- _Problem details_
Reproduce every record below exactly as written, leaving out any pictures.

Records with drawing code:
========================

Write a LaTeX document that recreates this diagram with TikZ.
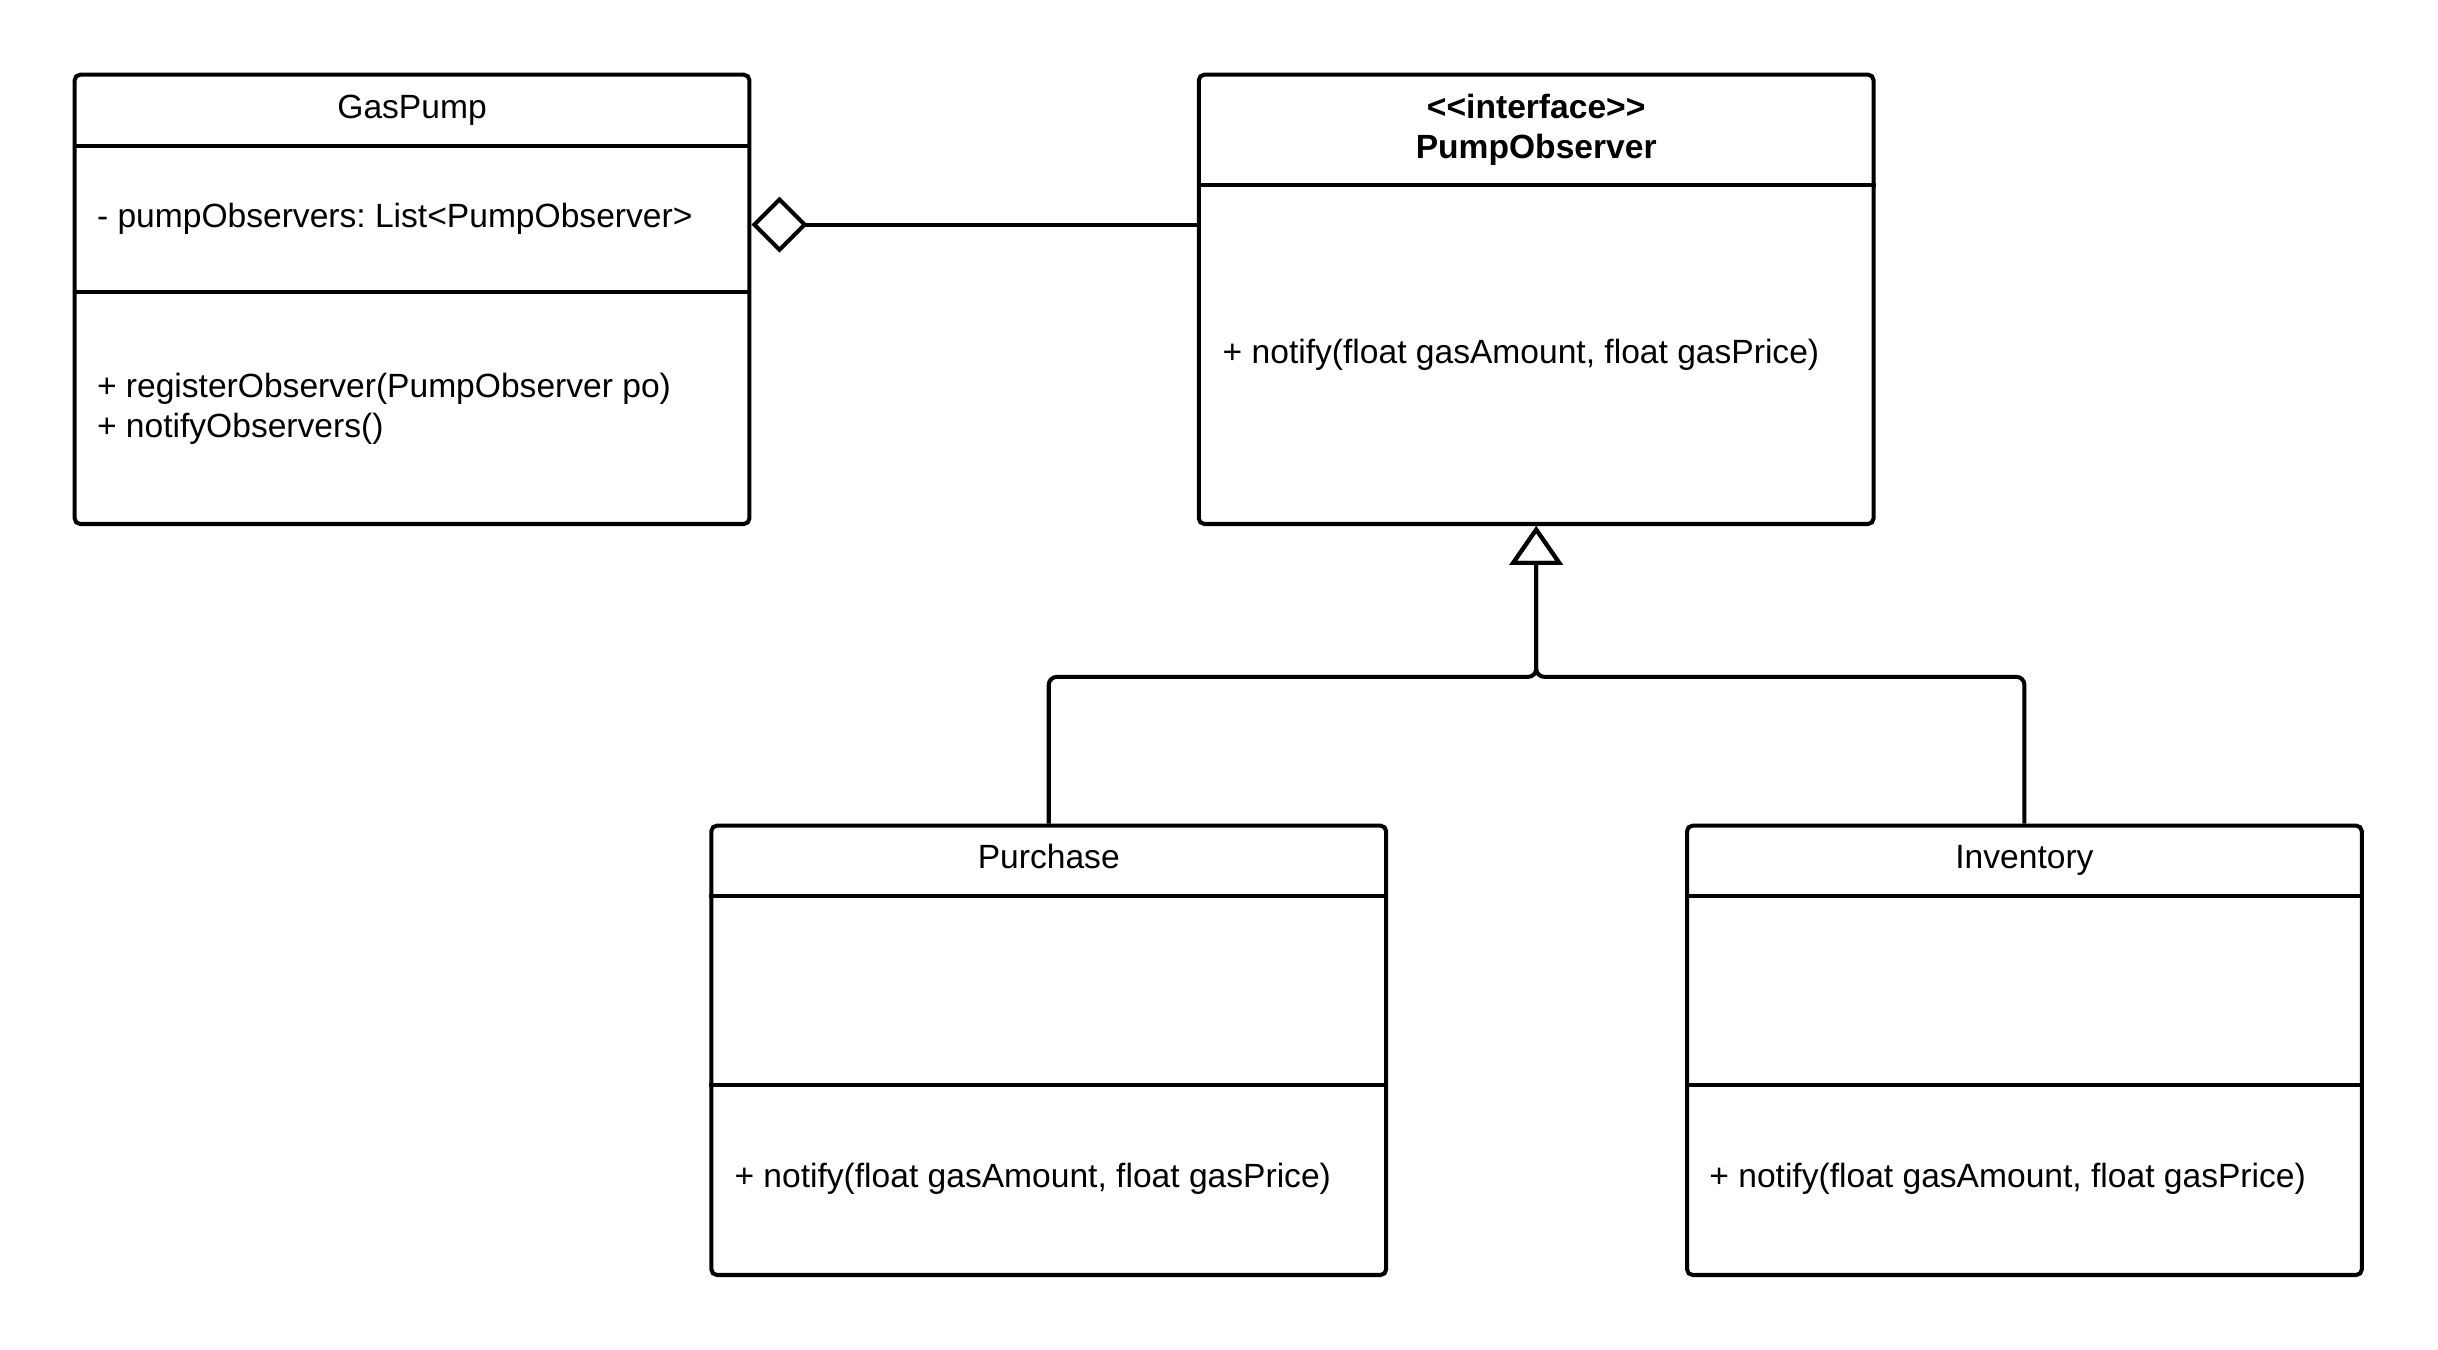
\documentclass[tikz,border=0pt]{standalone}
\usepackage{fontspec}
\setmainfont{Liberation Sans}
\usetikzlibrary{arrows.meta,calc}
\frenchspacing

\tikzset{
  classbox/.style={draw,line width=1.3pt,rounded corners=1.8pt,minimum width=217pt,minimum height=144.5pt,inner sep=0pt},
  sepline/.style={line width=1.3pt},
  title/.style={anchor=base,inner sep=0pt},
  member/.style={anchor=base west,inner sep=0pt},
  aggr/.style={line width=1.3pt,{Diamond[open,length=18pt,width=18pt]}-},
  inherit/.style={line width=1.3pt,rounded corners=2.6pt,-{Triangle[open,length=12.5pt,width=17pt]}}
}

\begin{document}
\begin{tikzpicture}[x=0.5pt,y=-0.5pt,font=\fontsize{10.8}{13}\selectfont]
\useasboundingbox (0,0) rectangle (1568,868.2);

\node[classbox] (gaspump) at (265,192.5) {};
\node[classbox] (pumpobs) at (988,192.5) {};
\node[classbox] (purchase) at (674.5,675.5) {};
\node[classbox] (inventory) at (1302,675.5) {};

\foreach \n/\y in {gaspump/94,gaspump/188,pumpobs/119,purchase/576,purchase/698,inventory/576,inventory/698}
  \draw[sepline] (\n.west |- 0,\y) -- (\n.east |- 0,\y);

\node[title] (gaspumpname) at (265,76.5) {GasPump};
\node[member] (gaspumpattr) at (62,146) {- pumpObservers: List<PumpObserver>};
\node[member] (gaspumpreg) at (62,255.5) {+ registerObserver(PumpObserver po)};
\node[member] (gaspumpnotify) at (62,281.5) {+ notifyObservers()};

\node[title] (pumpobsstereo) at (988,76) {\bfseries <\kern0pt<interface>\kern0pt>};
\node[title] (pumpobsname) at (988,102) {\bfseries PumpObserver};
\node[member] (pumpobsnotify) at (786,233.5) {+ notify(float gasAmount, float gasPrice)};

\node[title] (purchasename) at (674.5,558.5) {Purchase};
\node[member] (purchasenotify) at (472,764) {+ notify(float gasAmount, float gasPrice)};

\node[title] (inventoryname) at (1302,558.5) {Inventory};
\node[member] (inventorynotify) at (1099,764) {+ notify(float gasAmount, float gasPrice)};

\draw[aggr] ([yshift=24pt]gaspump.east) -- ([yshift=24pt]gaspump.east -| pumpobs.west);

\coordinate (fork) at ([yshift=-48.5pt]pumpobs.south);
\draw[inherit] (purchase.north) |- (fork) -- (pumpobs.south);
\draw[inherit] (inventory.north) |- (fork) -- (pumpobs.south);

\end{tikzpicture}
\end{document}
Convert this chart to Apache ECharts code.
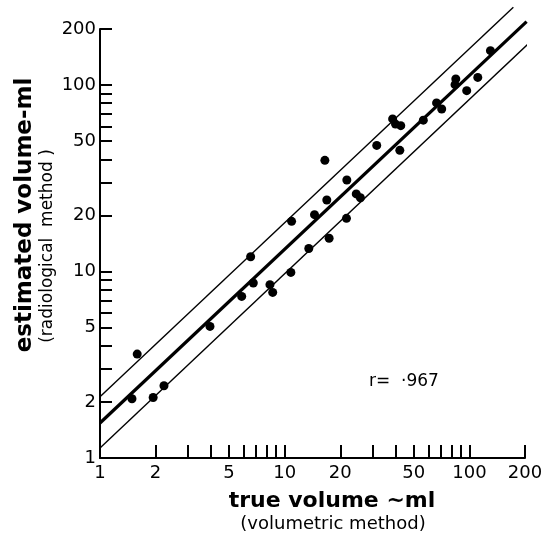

========================

- _Exercise output_
Write a LaTeX document that recreates this diagram with TikZ.
\documentclass[tikz,border=0pt]{standalone}
\usepackage{fontspec}
\setmainfont{Liberation Sans}
\usetikzlibrary{arrows.meta,calc}
\frenchspacing

\tikzset{
  classbox/.style={draw,line width=1.3pt,rounded corners=1.8pt,minimum width=217pt,minimum height=144.5pt,inner sep=0pt},
  sepline/.style={line width=1.3pt},
  title/.style={anchor=base,inner sep=0pt},
  member/.style={anchor=base west,inner sep=0pt},
  aggr/.style={line width=1.3pt,{Diamond[open,length=18pt,width=18pt]}-},
  inherit/.style={line width=1.3pt,rounded corners=2.6pt,-{Triangle[open,length=12.5pt,width=17pt]}}
}

\begin{document}
\begin{tikzpicture}[x=0.5pt,y=-0.5pt,font=\fontsize{10.8}{13}\selectfont]
\useasboundingbox (0,0) rectangle (1568,868.2);

\node[classbox] (gaspump) at (265,192.5) {};
\node[classbox] (pumpobs) at (988,192.5) {};
\node[classbox] (purchase) at (674.5,675.5) {};
\node[classbox] (inventory) at (1302,675.5) {};

\foreach \n/\y in {gaspump/94,gaspump/188,pumpobs/119,purchase/576,purchase/698,inventory/576,inventory/698}
  \draw[sepline] (\n.west |- 0,\y) -- (\n.east |- 0,\y);

\node[title] (gaspumpname) at (265,76.5) {GasPump};
\node[member] (gaspumpattr) at (62,146) {- pumpObservers: List<PumpObserver>};
\node[member] (gaspumpreg) at (62,255.5) {+ registerObserver(PumpObserver po)};
\node[member] (gaspumpnotify) at (62,281.5) {+ notifyObservers()};

\node[title] (pumpobsstereo) at (988,76) {\bfseries <\kern0pt<interface>\kern0pt>};
\node[title] (pumpobsname) at (988,102) {\bfseries PumpObserver};
\node[member] (pumpobsnotify) at (786,233.5) {+ notify(float gasAmount, float gasPrice)};

\node[title] (purchasename) at (674.5,558.5) {Purchase};
\node[member] (purchasenotify) at (472,764) {+ notify(float gasAmount, float gasPrice)};

\node[title] (inventoryname) at (1302,558.5) {Inventory};
\node[member] (inventorynotify) at (1099,764) {+ notify(float gasAmount, float gasPrice)};

\draw[aggr] ([yshift=24pt]gaspump.east) -- ([yshift=24pt]gaspump.east -| pumpobs.west);

\coordinate (fork) at ([yshift=-48.5pt]pumpobs.south);
\draw[inherit] (purchase.north) |- (fork) -- (pumpobs.south);
\draw[inherit] (inventory.north) |- (fork) -- (pumpobs.south);

\end{tikzpicture}
\end{document}
Convert this chart to Apache ECharts code.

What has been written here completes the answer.